The fact that each CrateDB node in a cluster is equal allows applications and users to connect to any node and get the same response for the same operations. As already described in section Components of a CrateDB Node the SQL Handler is responsible handling incoming client SQL requests, either using HTTP or transport protocol. The “handler node” that accepts the client request also returns the response to the client. It does neither redirect nor delegate the request to a different nodes. The handler node parses the incoming request into a syntax tree, analyzes it and creates an execution plan locally. Then the operations of the plan are executed in a distributed manner. The upstream of the final phase of the execution is always the handler which then returns the response to the client.

Application Use Case

In a conventional setup of an application using a master/slave database the deployed stack looks similar to this:

../_images/conventional-deployment.png

Figure 4

Conventional deployment of an application-database stack.

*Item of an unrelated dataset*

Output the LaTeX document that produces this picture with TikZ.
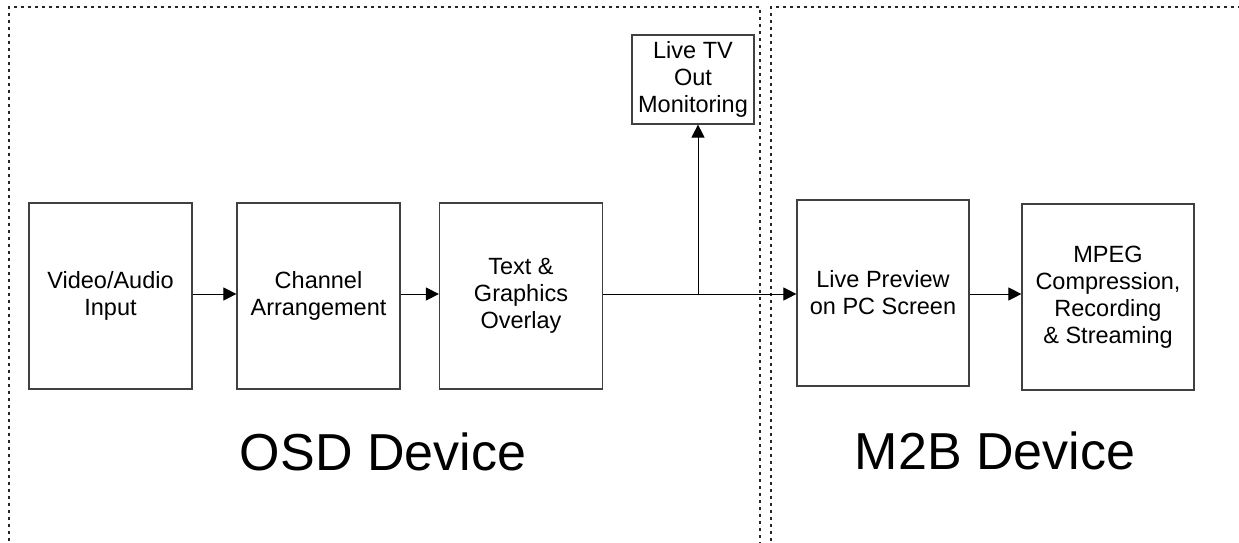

However, this given setup does not scale because all application servers use the same, single entry point to the database for writes (the application can still read from slaves) and if that entry point is unavailable the complete stack is broken.

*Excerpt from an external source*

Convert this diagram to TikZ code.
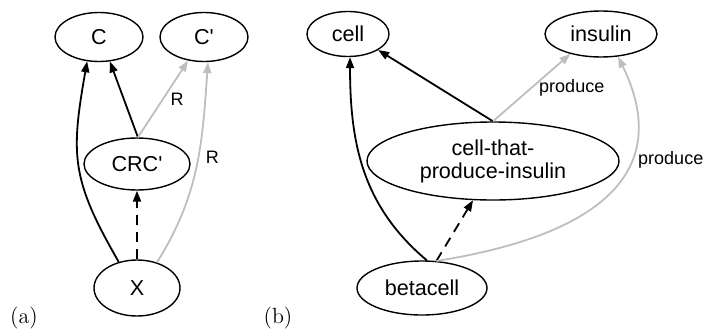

Choosing a shared nothing architecture allows DevOps to deploy their applications in an “elastic” manner without SPoF. The idea is to extend the shared nothing architecture from the database to the application which in most cases is stateless already.

../_images/shared-nothing-deployment.png

Figure 5

Elastic deployment making use of the shared nothing architecture.

If you deploy an instance of CrateDB together with every application server you will be able to dynamically scale up and down your database backend depending on your needs. The application only needs to communicate to its “bound” CrateDB instance on localhost. The load balancer tracks the health of the hosts and if either the application or the database on a single host fails the complete host will taken out of the load balancing.